How married am I?
I discovered just how much I am still married to Jane today even 41 months after her death. I had thought I was finally emerging into the new reality of life without her. Then I went to a local greenhouse to look for some annuals for the deck. I got back in the car after putting the plants in the trunk and took out my cell phone to tell someone I was coming by to drop off tickets to sell for the Chowder and Clam Cake Dinner we are doing in a couple of weeks.
Today, I discovered it is still there…
It was then I discovered my wedding ring was missing.
Being married’s symbol
For the last several months I have been moving my ring off of my ring finger for several hours each day.
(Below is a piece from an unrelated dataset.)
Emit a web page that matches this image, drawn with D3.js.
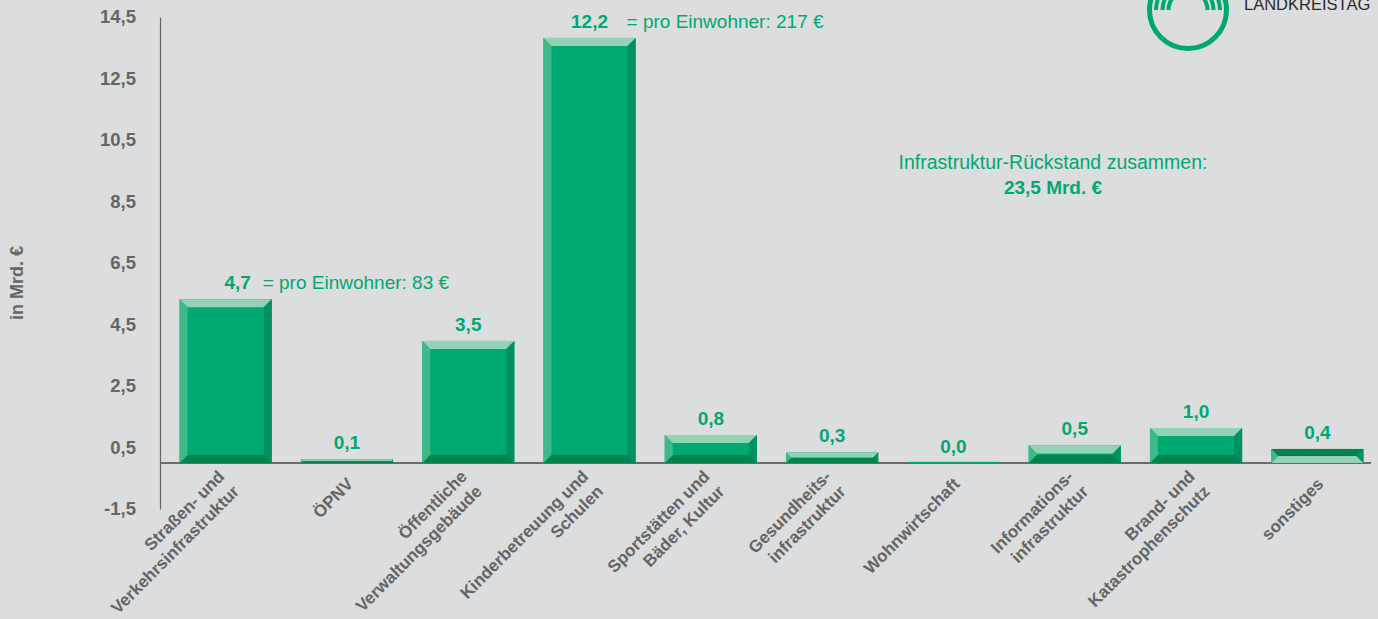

I’d told Jane that when she died I would take her wedding ring off her hand–she did not want to be buried with it–and transfer my ring to my right hand, where it would stay until I died. In the event, I found I could not bring myself to take off my ring, though I did take hers off.
…my wedding ring was missing.
When I finally got to the point I was ready to make the swap, I conveniently discovered the finger on my right hand is too big for the ring. I know I could have it resized, but I can’t get myself to have it out of my possession for the day or more it would take to safely do that. Instead, as a move toward that, I wear it on my right pinky-finger for several hours each day, swapping it back to its original home when I do yard work or am in some other place it could slip off without me noticing.
Today, at the greenhouse, I forgot to do that.
No longer married
And then it was gone and I burst into panic and teared up. But I fought it off and checked the plants in the back–maybe it had slipped off into them or into the blankets I keep in the back of the car. But it wasn’t there. I went back into the greenhouse, retraced my steps. Nothing.
…I could not bring myself to take off my ring…
Finally, I found the person in charge of the greenhouse and explained what had happened. She said they would call if they found it–but I had no hope. My high school class ring had vanished one night in college and I’d never seen it again. My marriage really was over now–the one thing Jane had given me that I never wanted to lose was gone.
Reliving loss
I’d been depressed to start the day. Tomorrow is the 41 month anniversary of Jane’s death and–as is so often the case around the tenth of the month–the weight of that day was dragging me down some. Now, walking back to the car, my mind was shattering. I was back at Day One without the numbness to protect me from the searing pain of loss.
My marriage really was over now…
I checked the front seat and, finding nothing, decided I would empty the trunk completely before giving up completely.
Married to false dawns
I had started the morning thinking about what I would write about today. The corms and bulbs I had put in the new garden bed I built early last month have finally begun sending up their shoots in the last few days. It seemed the perfect metaphor for how I was beginning to feel after 41 months of mourning and loss.
…my mind was shattering.
Now it was clear, as I moved toward the back of the car, this was simply another false dawn in this ongoing night without end. There would always be something waiting to destroy whatever progress I thought I had made. Rather than the emerging sprouts of new life, the metaphor was the failed seeds I planted six weeks ago that had not come up and sent me off to the greenhouse to begin with.
Married joy
I opened the trunk and pulled out the single four-pack of zucchini that had been the last thing I put in–and there it was, gleaming like a new-found lost soul. I can’t describe my delight in that moment, nor the joy that etches across my face as I recall it. I only know that I have not felt that same peculiar happiness in a very long time. I went back to the greenhouse, told them they could call off the search–that it had fallen into the trunk as I packed away the plants.
…the metaphor was the failed seeds I planted six weeks ago…
Tomorrow and Sunday, I will work in the garden. I’ll churn the composted cow manure and my own compost into the raised beds. I’ll put in the tomatoes, the lettuce, the sweet and hot peppers, the potatoes, the first of the beans, the onions and carrots. I’ll plant flower seeds and finish making up the baskets for the deck and the yard. I will do all the things that Jane and I would do at this time in May.
Married grief
And at some point, I will make up a pot of her favorite flowers and take it to the cemetery and place it on her grave. I will stand there and shed the tears that come every tenth of the month. I will mourn losing her and try to make sense out of her death.
I will do all the things that Jane and I would do at this time in May.
But I don’t think I will mourn the death of our marriage any more. Today, I discovered it is still there–alive and growing still–despite having reached “’til death do us part.”